Dog joint pain can impact your pet's life in many negative ways. Mild joint pain in dogs can lead to difficulty with basic movements, while severe joint pain can virtually paralyze your pet, limiting his movement and making it difficult and painful to get up or sit down. Dog joint pain can be indicative of several different conditions, and while some joint pain is common as your pet ages, severe or premature joint pain may be due to a treatable condition. As such, it is important that you be aware of your pet's joint health and that you monitor him carefully for signs of discomfort or pain as he ages.

Causes and Symptoms of Dog Joint Pain

As your dog ages, his joints and bones begin to weaken. This is a natural process, although you can help to remedy your dog's pain as you notice it. Diseases and conditions such as arthritis, bone cancer and rheumatism can contribute to canine joint pain as well.
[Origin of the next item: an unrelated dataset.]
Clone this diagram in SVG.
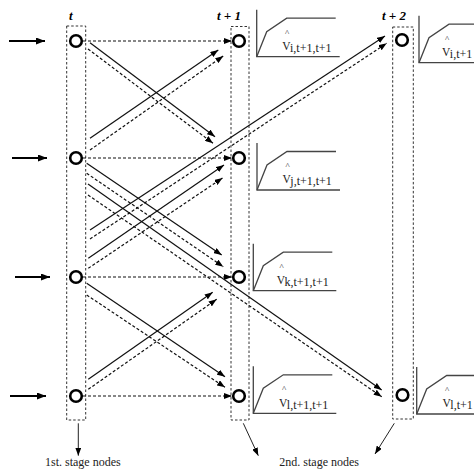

In still other cases, dog joint pain can be due to insufficient nutrition, obesity, genetic causes or other injuries. Diagnosing the source of your pet's joint pain, therefore, depends upon a thorough analysis of his symptoms. Before you take your dog to a veterinarian, take note of any of the following symptoms:

  • Reluctance to jump or play
  • Difficulty walking
  • Walking with unusual gait or posture
  • Slowness or difficulty while sitting down or standing up
  • Whining or crying out while moving
  • Tenderness to the touch
  • Swelling around the joints

Diagnosing Dog Joint Pain

Although the diagnosis of dog joint pain is, of itself, a relatively easy process, it can be much more difficult to pinpoint the source of your dog's discomfort. Your vet will likely conduct a thorough physical exam to look for other symptoms. He might also conduct a series of x-rays to locate the source of the pain. Finally, he will review your pet's medical history and home life to investigate your pet's diet, exercise and other potentially complicating factors.

Treating Dog Joint Pain

Canine joint pain can be alleviated through anti-inflammatory drugs and pain relievers. These reduce swelling and inflammation, and ease your dog's pain. Your vet might also prescribe adjustments to your pet's home environment and lifestyle. For instance, your pet could benefit from increased exercise or a different diet. These treatment methods are intended to improve your pet's overall health over the long term, and will not immediately relieve his pain and discomfort.

While dog joint pain can negatively impact your pet's life, it is a condition that may be moderated with medicines and lifestyle changes. The first step toward alleviating your pet's pain is to recognize the symptoms and warning signs of joint pain. If you have any other questions regarding these symptoms or your pet's specific situation, consult with a veterinarian.